— start SUPPLIED DATA —

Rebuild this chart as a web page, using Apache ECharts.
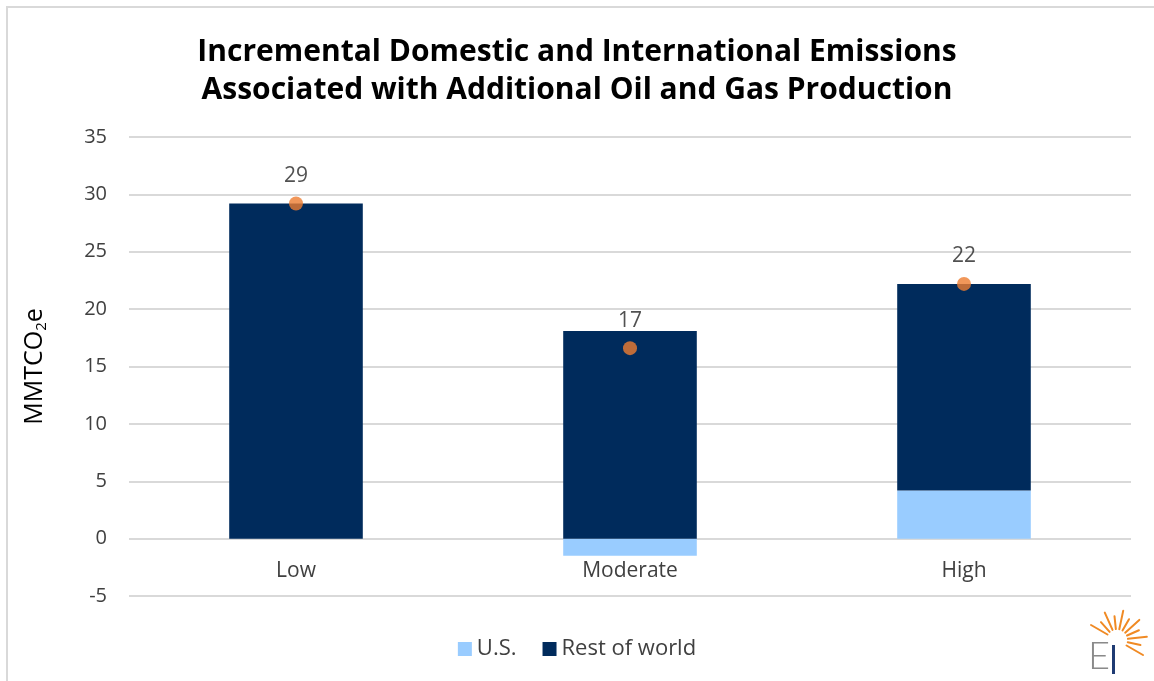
<!DOCTYPE html>
<html>
<head>
<meta charset="utf-8">
<title>Incremental Domestic and International Emissions</title>
<script src="https://cdn.jsdelivr.net/npm/echarts@6/dist/echarts.min.js"></script>
<style>
  html, body { margin: 0; padding: 0; background: #ffffff; }
  #chart { width: 1154px; height: 681px; }
</style>
</head>
<body>
<div id="chart"></div>
<script>
// Scenarios and emissions (MMTCO2e)
const categories = ['Low', 'Moderate', 'High'];
const usValues = [0, -1.5, 4.2];
const restOfWorldValues = [29.2, 18.1, 18.0];
const netTotals = [29.2, 16.6, 22.2];
const yTicks = { min: -5, max: 35, interval: 5 };

const FONT = '"Open Sans", Lato, sans-serif';
const TEXT = '#404040';
const GRID = '#d9d9d9';

const GRID_TOP = 137, GRID_BOTTOM = 85, CHART_H = 681;
const plotHeight = CHART_H - GRID_TOP - GRID_BOTTOM;
// Category labels sit under the zero line rather than the bottom of the plot
const zeroLift = plotHeight * (0 - yTicks.min) / (yTicks.max - yTicks.min);

const chart = echarts.init(document.getElementById('chart'), null, { renderer: 'canvas' });

// Sunburst rays of the logo
const rays = [];
const rayAngles = [-150, -132, -114, -96, -78, -60, -42, -24, -6, 12, 30];
rayAngles.forEach((deg, i) => {
  const a = deg * Math.PI / 180;
  const r0 = 11, r1 = (i % 2 === 0) ? 30 : 24;
  const cx = 1117, cy = 640;
  rays.push({
    type: 'line',
    shape: { x1: cx + r0 * Math.cos(a), y1: cy + r0 * Math.sin(a), x2: cx + r1 * Math.cos(a), y2: cy + r1 * Math.sin(a) },
    style: { stroke: '#f08a24', lineWidth: 2, lineCap: 'round' },
    silent: true
  });
});

const option = {
  backgroundColor: '#ffffff',
  animation: false,
  title: {
    text: 'Incremental Domestic and International Emissions\nAssociated with Additional Oil and Gas Production',
    left: 'center',
    top: 28,
    textStyle: { fontFamily: FONT, fontWeight: 'bold', fontSize: 30, lineHeight: 38, color: '#000000' }
  },
  legend: {
    bottom: 16,
    left: 'center',
    itemWidth: 14,
    itemHeight: 14,
    itemGap: 26,
    icon: 'rect',
    data: ['U.S.', 'Rest of world'],
    textStyle: { fontFamily: FONT, fontSize: 22, color: TEXT }
  },
  grid: { left: 129, right: 23, top: GRID_TOP, bottom: GRID_BOTTOM },
  xAxis: {
    type: 'category',
    data: categories,
    offset: -zeroLift,
    axisLine: { show: false, onZero: false },
    axisTick: { show: false },
    axisLabel: { fontFamily: FONT, fontSize: 21, color: TEXT, margin: 22 }
  },
  yAxis: {
    type: 'value',
    min: yTicks.min,
    max: yTicks.max,
    interval: yTicks.interval,
    name: '{a|MMTCO}{s|2}{a|e}',
    nameLocation: 'middle',
    nameGap: 80,
    nameRotate: 90,
    nameTextStyle: {
      rich: {
        a: { fontFamily: FONT, fontSize: 25, color: '#000000' },
        s: { fontFamily: FONT, fontSize: 15, color: '#000000', verticalAlign: 'bottom', padding: [14, 0, 0, 0] }
      }
    },
    axisLine: { show: false },
    axisTick: { show: false },
    splitLine: { lineStyle: { color: GRID, width: 2 } },
    axisLabel: { fontFamily: FONT, fontSize: 20, color: TEXT, margin: 22 }
  },
  series: [
    {
      name: 'U.S.',
      type: 'bar',
      stack: 'total',
      barWidth: '40%',
      data: usValues,
      itemStyle: { color: '#99ccff' }
    },
    {
      name: 'Rest of world',
      type: 'bar',
      stack: 'total',
      barWidth: '40%',
      data: restOfWorldValues,
      itemStyle: { color: '#002b5c' }
    },
    {
      name: 'Net total',
      type: 'scatter',
      data: netTotals,
      symbol: 'circle',
      symbolSize: 14,
      itemStyle: { color: '#ed7d31' },
      z: 5,
      label: {
        show: true,
        position: 'top',
        distance: 10,
        formatter: p => Math.round(p.value).toString(),
        fontFamily: FONT,
        fontSize: 21,
        color: '#262626'
      }
    }
  ],
  graphic: [
    // Frame lines
    { type: 'line', shape: { x1: 6, y1: 7, x2: 1154, y2: 7 }, style: { stroke: GRID, lineWidth: 2 }, silent: true },
    { type: 'line', shape: { x1: 7, y1: 7, x2: 7, y2: 681 }, style: { stroke: GRID, lineWidth: 2 }, silent: true },
    // Logo
    ...rays,
    { type: 'text', left: 1088, top: 638, style: { text: 'E', font: '300 38px Lato, sans-serif', fill: '#8a8a8a' }, silent: true },
    { type: 'rect', shape: { x: 1112, y: 645, width: 3, height: 29 }, style: { fill: '#1f3b73' }, silent: true }
  ]
};

chart.setOption(option);
</script>
</body>
</html>
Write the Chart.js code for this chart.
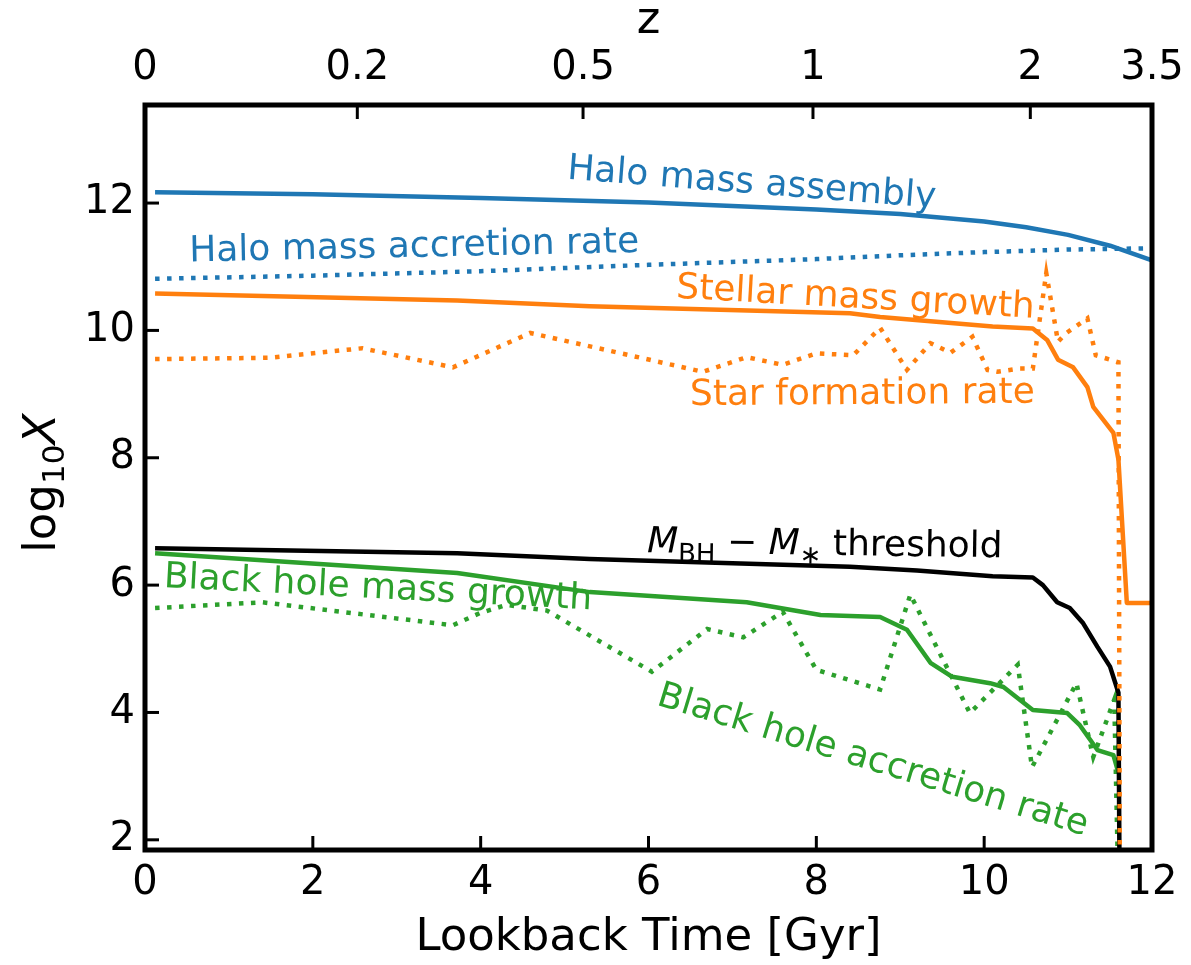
<!DOCTYPE html>
<html>
<head>
<meta charset="utf-8">
<script src="https://cdn.jsdelivr.net/npm/chart.js@4.4.1/dist/chart.umd.min.js"></script>
<style>
  html, body { margin: 0; padding: 0; background: #fff; }
  #wrap { width: 1191px; height: 965px; }
</style>
</head>
<body>
<div id="wrap"><canvas id="chart" width="1191" height="965"></canvas></div>
<script>
// lookback time [Gyr] and log10 values
const haloMassT = [0.12, 2, 4, 6, 8, 9, 10, 10.5, 11, 11.5, 12]
const haloMass = [12.17, 12.14, 12.08, 12.01, 11.9, 11.83, 11.71, 11.62, 11.5, 11.33, 11.1]

const haloRateT = [0.12, 2, 4, 6, 8, 9, 10, 11, 12]
const haloRate = [10.81, 10.86, 10.93, 11.03, 11.12, 11.18, 11.23, 11.27, 11.29]

const stellarT = [0.12, 3.72, 5.3, 8.4, 8.76, 10.1, 10.58, 10.75, 10.88, 11.06, 11.23, 11.3, 11.54, 11.6, 11.7, 12]
const stellar = [10.58, 10.47, 10.38, 10.27, 10.21, 10.06, 10.03, 9.85, 9.54, 9.42, 9.11, 8.8, 8.39, 7.97, 5.72, 5.72]

const sfrT = [0.12, 1.48, 2.59, 3.67, 4.59, 6.65, 7.17, 7.6, 8.0, 8.44, 8.76, 9.08, 9.36, 9.6, 9.86, 10.04, 10.16, 10.41, 10.58, 10.74, 10.88, 10.97, 11.23, 11.33, 11.6, 11.62]
const sfr = [9.55, 9.57, 9.72, 9.42, 9.96, 9.35, 9.58, 9.46, 9.64, 9.61, 10.04, 9.38, 9.8, 9.65, 9.9, 9.38, 9.35, 9.4, 9.4, 10.9, 9.82, 9.95, 10.19, 9.61, 9.5, 0]

const bhThreshT = [0.12, 3.72, 5.3, 8.4, 9.2, 10.1, 10.58, 10.7, 10.87, 11.02, 11.18, 11.35, 11.5, 11.6, 11.62]
const bhThresh = [6.58, 6.5, 6.41, 6.29, 6.23, 6.14, 6.12, 6.0, 5.73, 5.64, 5.4, 5.03, 4.72, 4.31, 0]

const bhMassT = [0.12, 3.72, 5.3, 7.17, 8.05, 8.76, 9.08, 9.36, 9.62, 10.07, 10.23, 10.58, 10.99, 11.14, 11.35, 11.54, 11.6]
const bhMass = [6.5, 6.19, 5.89, 5.73, 5.53, 5.5, 5.3, 4.78, 4.56, 4.46, 4.4, 4.04, 3.99, 3.8, 3.41, 3.33, 3.05]

const bhRateT = [0.12, 1.4, 3.67, 3.99, 4.31, 4.79, 6.04, 6.7, 7.13, 7.6, 8.0, 8.76, 9.12, 9.83, 10.4, 10.57, 11.1, 11.3, 11.55, 11.62]
const bhRate = [5.64, 5.73, 5.37, 5.56, 5.69, 5.6, 4.64, 5.31, 5.18, 5.58, 4.67, 4.36, 5.85, 3.99, 4.75, 3.14, 4.46, 3.3, 4.2, 0]

const xTicks = [0, 2, 4, 6, 8, 10, 12]
const yTicks = [2, 4, 6, 8, 10, 12]
const zTickLabels = ['0', '0.2', '0.5', '1', '2', '3.5']
const zTickGyr = [0, 2.53, 5.22, 7.96, 10.55, 12]

const blue = '#1f77b4'
const orange = '#ff7f0e'
const green = '#2ca02c'

function pts(t, v) {
    return t.map((x, i) => ({ x: x, y: v[i] }))
}

function line(label, t, v, color, dotted) {
    return {
        label: label,
        data: pts(t, v),
        borderColor: color,
        borderWidth: 4.5,
        borderDash: dotted ? [4.5, 7.5] : [],
        borderCapStyle: 'butt',
        borderJoinStyle: dotted ? 'miter' : 'round',
        pointRadius: 0,
        tension: 0,
        fill: false,
        showLine: true
    }
}

// text labels placed in data units
const notes = [
    { text: 'Halo mass assembly', x: 7.22, y: 12.36, angle: 4.5, color: blue },
    { text: 'Halo mass accretion rate', x: 3.21, y: 11.36, angle: -1.2, color: blue },
    { text: 'Stellar mass growth', x: 8.46, y: 10.56, angle: 3.2, color: orange },
    { text: 'Star formation rate', x: 8.55, y: 9.05, angle: -0.4, color: orange },
    { text: 'Black hole mass growth', x: 2.77, y: 6.0, angle: 3.0, color: green },
    { text: 'Black hole accretion rate', x: 8.64, y: 3.3, angle: 17, color: green }
]

const FONT = '"DejaVu Sans", sans-serif'

// draw a run of [text, style] pieces, centered on (cx, cy)
function richText(ctx, parts, cx, cy, angle, color) {
    ctx.save()
    ctx.translate(cx, cy)
    ctx.rotate(angle * Math.PI / 180)
    ctx.fillStyle = color
    ctx.textBaseline = 'alphabetic'
    ctx.textAlign = 'left'
    let total = 0
    for (let p of parts) {
        ctx.font = p.font
        total += ctx.measureText(p.t).width
    }
    let x = -total / 2
    for (let p of parts) {
        ctx.font = p.font
        ctx.fillText(p.t, x, p.dy || 0)
        x += ctx.measureText(p.t).width
    }
    ctx.restore()
}

const decor = {
    id: 'decor',
    afterDatasetsDraw(chart) {
        const ctx = chart.ctx
        const a = chart.chartArea
        const xs = chart.scales.x
        const ys = chart.scales.y
        const zs = chart.scales.x2

        ctx.save()
        ctx.strokeStyle = '#000'
        ctx.lineWidth = 3
        for (let v of xTicks) {
            let px = xs.getPixelForValue(v)
            ctx.beginPath(); ctx.moveTo(px, a.bottom); ctx.lineTo(px, a.bottom - 14); ctx.stroke()
        }
        for (let v of yTicks) {
            let py = ys.getPixelForValue(v)
            ctx.beginPath(); ctx.moveTo(a.left, py); ctx.lineTo(a.left + 14, py); ctx.stroke()
        }
        for (let v of zTickGyr) {
            let px = zs.getPixelForValue(v)
            ctx.beginPath(); ctx.moveTo(px, a.top); ctx.lineTo(px, a.top + 14); ctx.stroke()
        }
        ctx.lineWidth = 5
        ctx.strokeRect(a.left, a.top, a.right - a.left, a.bottom - a.top)
        ctx.restore()

        const f = '36px ' + FONT
        for (let n of notes) {
            richText(ctx, [{ t: n.text, font: f }], xs.getPixelForValue(n.x), ys.getPixelForValue(n.y) + 13, n.angle, n.color)
        }

        // M_BH - M_* threshold
        const it = 'italic 36px ' + FONT
        const sub = '26px ' + FONT
        richText(ctx, [
            { t: 'M', font: it },
            { t: 'BH', font: sub, dy: 9 },
            { t: ' \u2212 ', font: f },
            { t: 'M', font: it },
            { t: '\u2217', font: sub, dy: 9 },
            { t: ' threshold', font: f }
        ], xs.getPixelForValue(8.1), ys.getPixelForValue(6.68) + 13, 0.8, '#000')

        // y axis label log10 X
        richText(ctx, [
            { t: 'log', font: '45px ' + FONT },
            { t: '10', font: '31px ' + FONT, dy: 9 },
            { t: 'X', font: 'italic 45px ' + FONT }
        ], 55, ys.getPixelForValue(7.6), -90, '#000')
    }
}

// keep the plot frame where the reference has it, whatever the tick labels overhang
function fixH(h) {
    return s => {
        s.height = h
        s.paddingLeft = 0
        s.paddingRight = 0
    }
}

new Chart(document.getElementById('chart'), {
    type: 'scatter',
    data: {
        datasets: [
            line('Halo mass assembly', haloMassT, haloMass, blue, false),
            line('Halo mass accretion rate', haloRateT, haloRate, blue, true),
            line('Stellar mass growth', stellarT, stellar, orange, false),
            line('Star formation rate', sfrT, sfr, orange, true),
            line('M_BH - M_* threshold', bhThreshT, bhThresh, '#000', false),
            line('Black hole mass growth', bhMassT, bhMass, green, false),
            line('Black hole accretion rate', bhRateT, bhRate, green, true)
        ]
    },
    options: {
        responsive: false,
        animation: false,
        layout: { padding: { left: 0, right: 39, top: 0, bottom: 0 } },
        plugins: {
            legend: { display: false },
            tooltip: { enabled: false }
        },
        scales: {
            x: {
                type: 'linear',
                position: 'bottom',
                min: 0,
                max: 12,
                afterBuildTicks: s => { s.ticks = xTicks.map(v => ({ value: v })) },
                afterFit: fixH(115),
                grid: { display: false, drawTicks: false },
                border: { display: false },
                ticks: { color: '#000', font: { family: FONT, size: 40 }, padding: 10, maxRotation: 0, autoSkip: false },
                title: { display: true, text: 'Lookback Time [Gyr]', color: '#000', font: { family: FONT, size: 45 }, padding: { top: 0, bottom: 0 } }
            },
            x2: {
                type: 'linear',
                position: 'top',
                min: 0,
                max: 12,
                afterBuildTicks: s => { s.ticks = zTickGyr.map(v => ({ value: v })) },
                afterFit: fixH(105),
                grid: { display: false, drawTicks: false },
                border: { display: false },
                ticks: {
                    color: '#000', font: { family: FONT, size: 40 }, padding: 12, maxRotation: 0, autoSkip: false,
                    callback: (v, i) => zTickLabels[i]
                },
                title: { display: true, text: 'z', color: '#000', font: { family: FONT, size: 45 }, padding: { top: -6, bottom: 0 } }
            },
            y: {
                type: 'linear',
                min: 1.84,
                max: 13.54,
                afterBuildTicks: s => { s.ticks = yTicks.map(v => ({ value: v })) },
                afterFit: s => { s.width = 145 },
                grid: { display: false, drawTicks: false },
                border: { display: false },
                ticks: { color: '#000', font: { family: FONT, size: 40 }, padding: 10 }
            }
        }
    },
    plugins: [decor]
})
</script>
</body>
</html>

— end SUPPLIED DATA —

__JOB__. Begin with the line that contains "Write the Chart.js code for this chart." and end with the line that contains "11.5, 11.33, 11.1]"; write out both and all lines between exactly, but no pictures.

__COMPLETED EXERCISE__.
Write the Chart.js code for this chart.
<!DOCTYPE html>
<html>
<head>
<meta charset="utf-8">
<script src="https://cdn.jsdelivr.net/npm/chart.js@4.4.1/dist/chart.umd.min.js"></script>
<style>
  html, body { margin: 0; padding: 0; background: #fff; }
  #wrap { width: 1191px; height: 965px; }
</style>
</head>
<body>
<div id="wrap"><canvas id="chart" width="1191" height="965"></canvas></div>
<script>
// lookback time [Gyr] and log10 values
const haloMassT = [0.12, 2, 4, 6, 8, 9, 10, 10.5, 11, 11.5, 12]
const haloMass = [12.17, 12.14, 12.08, 12.01, 11.9, 11.83, 11.71, 11.62, 11.5, 11.33, 11.1]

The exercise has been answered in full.